The owners of a large number of animals that were seized from a compound in rural Jefferson County on Thursday made their first court appearance Friday, and will be back in court in March for a forfeiture hearing.

The owners of a large number of animals that were seized from a compound in rural Jefferson County on Thursday made their first court appearance Friday, and will be back in court in March for a forfeiture hearing.


James Best, 56, and Tara Best were cited with 185 separate counts of cruelty to animals, an unclassified misdemeanor after sheriff’s deputies and representatives of the Humane Society of the United States served a search warrant at the Best residence at 1315 Mail Route Road in Jefferson. The warrant was prompted by complaints about an alleged "puppy mill" at the location.


Jefferson County District Judge Kim Bridgforth entered pleas of not guilty for the two after James Best told the judge they had hired an attorney to represent them. Best however told Bridgforth he could not "remember the name of the lawyer."


According to sheriff’s department Operations Commander and Public Information Officer Major Lafayette Woods Jr., living conditions for the animals, which included 121 dogs, 20 horses, two cats, 11 birds, 1 turtle, 19 chickens and nine rabbits "were deplorable, many without access to food, water and necessary veterinary care, in small, filthy crates and dozens more running loose among piles of garbage on urine-soaked and feces-covered floors in mobile homes positioned on the property.

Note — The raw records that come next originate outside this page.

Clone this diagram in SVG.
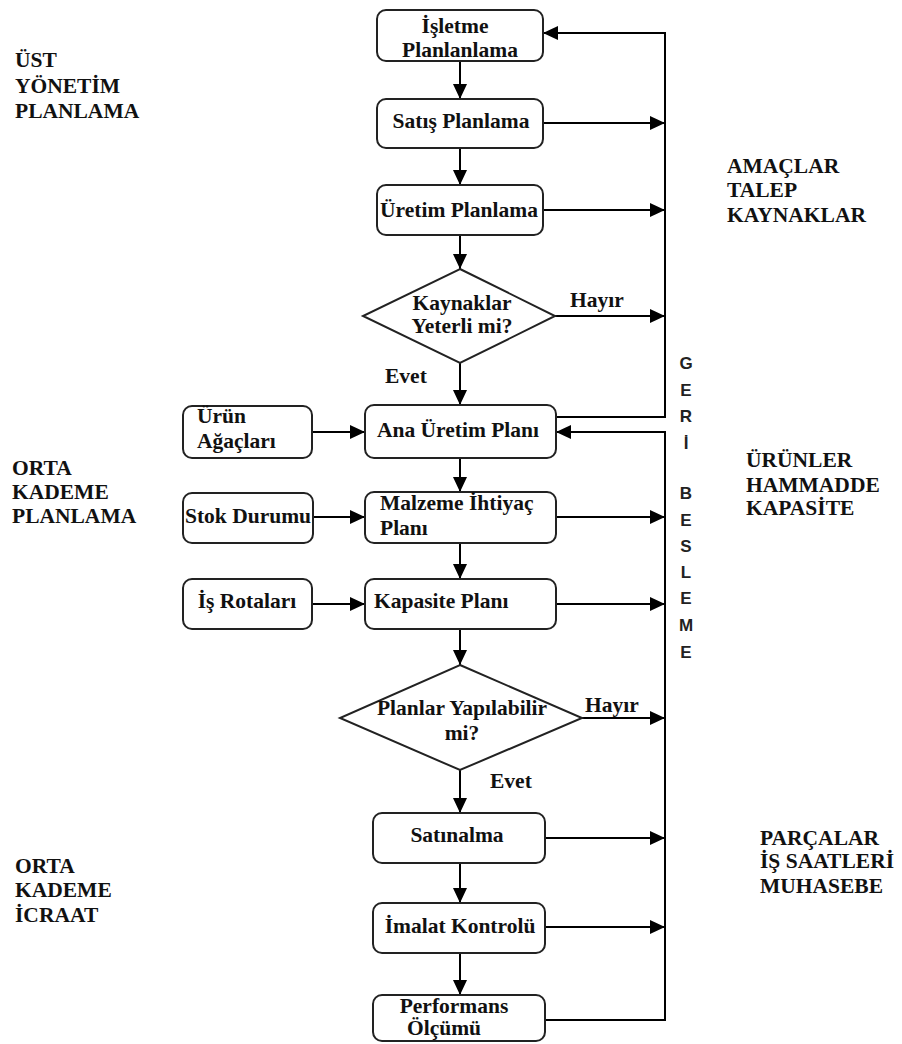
<svg xmlns="http://www.w3.org/2000/svg" width="902" height="1044" viewBox="0 0 902 1044">
<defs>
<marker id="ah" viewBox="0 0 15 14" refX="15" refY="7" markerWidth="15" markerHeight="14" markerUnits="userSpaceOnUse" orient="auto">
<path d="M0,0 L15,7 L0,14 z" fill="#000"/>
</marker>
</defs>
<rect width="902" height="1044" fill="#fff"/>

<g id="connectors" fill="none" stroke="#000" stroke-width="2" marker-end="url(#ah)">
<line x1="460" y1="61" x2="460" y2="99"/>
<line x1="460" y1="148" x2="460" y2="185"/>
<line x1="460" y1="235" x2="460" y2="269"/>
<line x1="460" y1="363" x2="460" y2="405"/>
<line x1="460" y1="458" x2="460" y2="492"/>
<line x1="460" y1="543" x2="460" y2="579"/>
<line x1="460" y1="629" x2="460" y2="665"/>
<line x1="460" y1="770" x2="460" y2="813"/>
<line x1="460" y1="863" x2="460" y2="903"/>
<line x1="460" y1="953" x2="460" y2="995"/>
<line x1="543" y1="123" x2="665" y2="123"/>
<line x1="543" y1="210" x2="665" y2="210"/>
<line x1="555" y1="316" x2="665" y2="316"/>
<line x1="556" y1="517" x2="665" y2="517"/>
<line x1="556" y1="604" x2="665" y2="604"/>
<line x1="582" y1="718" x2="665" y2="718"/>
<line x1="545" y1="838" x2="665" y2="838"/>
<line x1="545" y1="927" x2="665" y2="927"/>
<line x1="312" y1="432" x2="365" y2="432"/>
<line x1="313" y1="517" x2="365" y2="517"/>
<line x1="312" y1="604" x2="365" y2="604"/>
<polyline points="556,417 665,417 665,33 543,33"/>
<polyline points="545,1020 665,1020 665,432 556,432"/>
</g>

<g id="n1"><rect fill="#fff" stroke="#222" stroke-width="2" x="377" y="10" width="166" height="51" rx="9"/>
<text x="455" y="33" text-anchor="middle" font-family="Liberation Serif, serif" font-weight="bold" font-size="21.5" fill="#111">İşletme</text>
<text x="460" y="57" text-anchor="middle" font-family="Liberation Serif, serif" font-weight="bold" font-size="21.5" fill="#111">Planlanlama</text></g>
<g id="n2"><rect fill="#fff" stroke="#222" stroke-width="2" x="377" y="99" width="166" height="49" rx="9"/>
<text x="461" y="128" text-anchor="middle" font-family="Liberation Serif, serif" font-weight="bold" font-size="21.5" fill="#111">Satış Planlama</text></g>
<g id="n3"><rect fill="#fff" stroke="#222" stroke-width="2" x="377" y="185" width="166" height="50" rx="9"/>
<text x="459" y="217" text-anchor="middle" font-family="Liberation Serif, serif" font-weight="bold" font-size="21.5" fill="#111">Üretim Planlama</text></g>
<g id="d1"><polygon fill="#fff" stroke="#222" stroke-width="2" points="460,269 555,316 460,363 363,316"/>
<text x="462" y="310" text-anchor="middle" font-family="Liberation Serif, serif" font-weight="bold" font-size="21.5" fill="#111">Kaynaklar</text>
<text x="462" y="333" text-anchor="middle" font-family="Liberation Serif, serif" font-weight="bold" font-size="21.5" fill="#111">Yeterli mi?</text></g>
<text id="hayir1" x="570" y="307" font-family="Liberation Serif, serif" font-weight="bold" font-size="21.5" fill="#111">Hayır</text>
<text id="evet1" x="385" y="383" font-family="Liberation Serif, serif" font-weight="bold" font-size="21.5" fill="#111">Evet</text>
<g id="n4"><rect fill="#fff" stroke="#222" stroke-width="2" x="365" y="405" width="191" height="53" rx="9"/>
<text x="458" y="437" text-anchor="middle" font-family="Liberation Serif, serif" font-weight="bold" font-size="21.5" fill="#111">Ana Üretim Planı</text></g>
<g id="n5"><rect fill="#fff" stroke="#222" stroke-width="2" x="365" y="492" width="191" height="51" rx="9"/>
<text x="380" y="510" font-family="Liberation Serif, serif" font-weight="bold" font-size="21.5" fill="#111">Malzeme İhtiyaç</text>
<text x="380" y="535" font-family="Liberation Serif, serif" font-weight="bold" font-size="21.5" fill="#111">Planı</text></g>
<g id="n6"><rect fill="#fff" stroke="#222" stroke-width="2" x="365" y="579" width="191" height="50" rx="9"/>
<text x="374" y="608" font-family="Liberation Serif, serif" font-weight="bold" font-size="21.5" fill="#111">Kapasite Planı</text></g>
<g id="l1"><rect fill="#fff" stroke="#222" stroke-width="2" x="183" y="406" width="129" height="52" rx="9"/>
<text x="197" y="423" font-family="Liberation Serif, serif" font-weight="bold" font-size="21.5" fill="#111">Ürün</text>
<text x="197" y="448" font-family="Liberation Serif, serif" font-weight="bold" font-size="21.5" fill="#111">Ağaçları</text></g>
<g id="l2"><rect fill="#fff" stroke="#222" stroke-width="2" x="183" y="493" width="130" height="50" rx="9"/>
<text x="185" y="523" font-family="Liberation Serif, serif" font-weight="bold" font-size="21.5" fill="#111">Stok Durumu</text></g>
<g id="l3"><rect fill="#fff" stroke="#222" stroke-width="2" x="183" y="579" width="129" height="50" rx="9"/>
<text x="247" y="608" text-anchor="middle" font-family="Liberation Serif, serif" font-weight="bold" font-size="21.5" fill="#111">İş Rotaları</text></g>
<g id="d2"><polygon fill="#fff" stroke="#222" stroke-width="2" points="460,665 582,718 460,770 340,718"/>
<text x="462" y="715" text-anchor="middle" font-family="Liberation Serif, serif" font-weight="bold" font-size="21.5" fill="#111">Planlar Yapılabilir</text>
<text x="462" y="740" text-anchor="middle" font-family="Liberation Serif, serif" font-weight="bold" font-size="21.5" fill="#111">mi?</text></g>
<text id="hayir2" x="585" y="712" font-family="Liberation Serif, serif" font-weight="bold" font-size="21.5" fill="#111">Hayır</text>
<text id="evet2" x="490" y="788" font-family="Liberation Serif, serif" font-weight="bold" font-size="21.5" fill="#111">Evet</text>
<g id="n7"><rect fill="#fff" stroke="#222" stroke-width="2" x="373" y="813" width="172" height="50" rx="9"/>
<text x="457" y="842" text-anchor="middle" font-family="Liberation Serif, serif" font-weight="bold" font-size="21.5" fill="#111">Satınalma</text></g>
<g id="n8"><rect fill="#fff" stroke="#222" stroke-width="2" x="373" y="903" width="172" height="50" rx="9"/>
<text x="460" y="933" text-anchor="middle" font-family="Liberation Serif, serif" font-weight="bold" font-size="21.5" fill="#111">İmalat Kontrolü</text></g>
<g id="n9"><rect fill="#fff" stroke="#222" stroke-width="2" x="373" y="995" width="172" height="46" rx="9"/>
<text x="454" y="1013" text-anchor="middle" font-family="Liberation Serif, serif" font-weight="bold" font-size="21.5" fill="#111">Performans</text>
<text x="444" y="1035" text-anchor="middle" font-family="Liberation Serif, serif" font-weight="bold" font-size="21.5" fill="#111">Ölçümü</text></g>

<g id="labels">
<text x="15" y="67" font-family="Liberation Serif, serif" font-weight="bold" font-size="21.5" fill="#111">ÜST</text>
<text x="15" y="93" font-family="Liberation Serif, serif" font-weight="bold" font-size="21.5" fill="#111">YÖNETİM</text>
<text x="15" y="118" font-family="Liberation Serif, serif" font-weight="bold" font-size="21.5" fill="#111">PLANLAMA</text>
<text x="12" y="475" font-family="Liberation Serif, serif" font-weight="bold" font-size="21.5" fill="#111">ORTA</text>
<text x="12" y="499" font-family="Liberation Serif, serif" font-weight="bold" font-size="21.5" fill="#111">KADEME</text>
<text x="12" y="523" font-family="Liberation Serif, serif" font-weight="bold" font-size="21.5" fill="#111">PLANLAMA</text>
<text x="15" y="873" font-family="Liberation Serif, serif" font-weight="bold" font-size="21.5" fill="#111">ORTA</text>
<text x="15" y="897" font-family="Liberation Serif, serif" font-weight="bold" font-size="21.5" fill="#111">KADEME</text>
<text x="15" y="922" font-family="Liberation Serif, serif" font-weight="bold" font-size="21.5" fill="#111">İCRAAT</text>
<text x="727" y="173" font-family="Liberation Serif, serif" font-weight="bold" font-size="21.5" fill="#111">AMAÇLAR</text>
<text x="727" y="197" font-family="Liberation Serif, serif" font-weight="bold" font-size="21.5" fill="#111">TALEP</text>
<text x="727" y="222" font-family="Liberation Serif, serif" font-weight="bold" font-size="21.5" fill="#111">KAYNAKLAR</text>
<text x="746" y="467" font-family="Liberation Serif, serif" font-weight="bold" font-size="21.5" fill="#111">ÜRÜNLER</text>
<text x="746" y="492" font-family="Liberation Serif, serif" font-weight="bold" font-size="21.5" fill="#111">HAMMADDE</text>
<text x="746" y="515" font-family="Liberation Serif, serif" font-weight="bold" font-size="21.5" fill="#111">KAPASİTE</text>
<text x="760" y="845" font-family="Liberation Serif, serif" font-weight="bold" font-size="21.5" fill="#111">PARÇALAR</text>
<text x="760" y="868" font-family="Liberation Serif, serif" font-weight="bold" font-size="21.5" fill="#111">İŞ SAATLERİ</text>
<text x="760" y="893" font-family="Liberation Serif, serif" font-weight="bold" font-size="21.5" fill="#111">MUHASEBE</text>
</g>
<g id="geri-besleme" font-family="Liberation Sans, sans-serif" font-weight="bold" font-size="17" fill="#222" text-anchor="middle">
<text x="686" y="369">G</text><text x="686" y="396">E</text><text x="686" y="422">R</text><text x="686" y="449">İ</text>
<text x="686" y="499">B</text><text x="686" y="526">E</text><text x="686" y="552">S</text><text x="686" y="578">L</text><text x="686" y="604">E</text><text x="686" y="631">M</text><text x="686" y="658">E</text>
</g>
</svg>
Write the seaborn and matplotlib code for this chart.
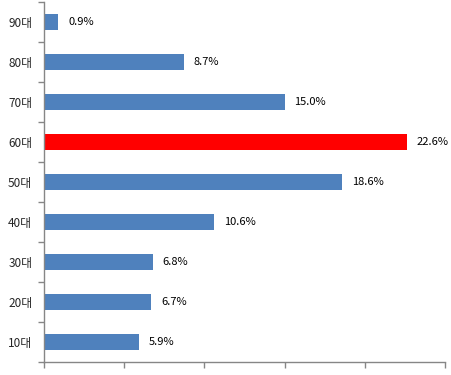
import numpy as np
import pandas as pd
import seaborn as sns
import matplotlib.pyplot as plt

ages = ['90대', '80대', '70대', '60대', '50대', '40대', '30대', '20대', '10대']
shares = [0.9, 8.7, 15.0, 22.6, 18.6, 10.6, 6.8, 6.7, 5.9]
highlight = '60대'

sns.set_style('white')
plt.rcParams['font.family'] = ['Noto Sans CJK KR', 'DejaVu Sans']

df = pd.DataFrame({'age': ages, 'share': shares})
df['grp'] = np.where(df['age'] == highlight, 'hi', 'base')

fig = plt.figure(figsize=(4.52, 3.75), dpi=100)
ax = fig.add_axes([44 / 452, 1 - 362 / 375, (445 - 44) / 452, 360 / 375])

sns.barplot(data=df, y='age', x='share', hue='grp', order=ages,
            palette={'base': '#4F81BD', 'hi': '#FF0000'},
            width=0.41, dodge=False, legend=False, ax=ax, saturation=1,
            linewidth=0)

for i, v in enumerate(shares):
    ax.annotate(f'{v:.1f}%', xy=(v, i), xytext=(7, 0), textcoords='offset points',
                va='center', ha='left', fontsize=8, color='black')

ax.set_xlim(0, 25)
ax.set_ylim(len(ages) - 0.5, -0.5)
ax.set_xticks(np.arange(0, 26, 5))
ax.set_xticklabels([])
ax.set_yticks(np.arange(-0.5, len(ages), 1))
ax.set_yticklabels([])
ax.set_yticks(np.arange(len(ages)), minor=True)
ax.set_yticklabels(ages, minor=True, fontsize=8.5)
ax.tick_params(axis='y', which='minor', left=False, length=0, pad=8.5)
ax.tick_params(axis='both', which='major', bottom=True, left=True, length=4,
               width=1, color='#868686', direction='out')
ax.set_xlabel('')
ax.set_ylabel('')

for side in ['top', 'right']:
    ax.spines[side].set_visible(False)
for side in ['left', 'bottom']:
    ax.spines[side].set_color('#868686')
    ax.spines[side].set_linewidth(1)

fig.savefig('out.png', dpi=100)
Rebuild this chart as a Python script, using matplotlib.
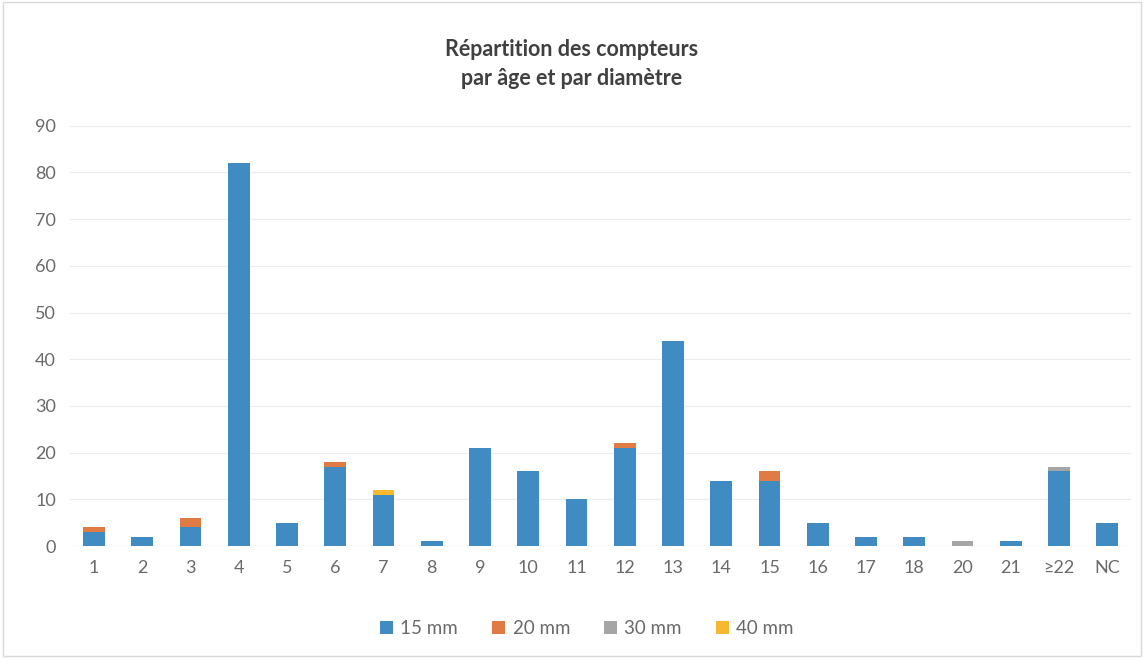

"These animals have been living in a house of horrors, with an overwhelming stench of ammonia and an unbelievable buildup of feces all over," Woods said in a press release late Thursday night. "These animals have endured tremendous suffering and it ends today."


Prosecutors said once the warrant was served, all the animals seized were in the custody of the sheriff’s department, and if the owners want them back, they will have to file a petition in district court within 15 business days, with Friday being the first day of the period.


If the Bests do file a petition contesting the forfeiture, they will have to post a cash bond that would be equal to the cost of caring for the animals for 30 days. A hearing likely will be held March 20 in Jefferson County District Court.


The Humane Society is paying an estimated $3,000 per day for food, shelter and care for the animals, so the Bests’ cost for a cash bond would be approximately $90,000.


In the couple chooses not to file a petition contesting the forfeiture, prosecutors will to take permanent custody of the animals.


The forfeiture hearing will deal only with the custody of the animals. Any disposition of the criminal charges will take place later.


On Friday, Deputy Prosecutor Bryan Achorn, who represented the state, said that although the Bests are currently charged only with misdemeanors, those charges could be upgraded to aggravated animal cruelty, a felony, once the investigation is completed. That determination will be made based on reports from the Humane Society and from veterinarians who examined the animals.


According to state statutes, a person convicted of an unclassified misdemeanor would be fined $150 to $1,000 for each count, and sentenced to jail for a period between one day and one year on each count. In addition, they could be ordered to have a psychological or mental exam.


The investigation was conducted by the sheriff’s department, which requested help from the Humane Society.


All of the animals were removed from the property Thursday, and are currently being housed in shelters in Saline County.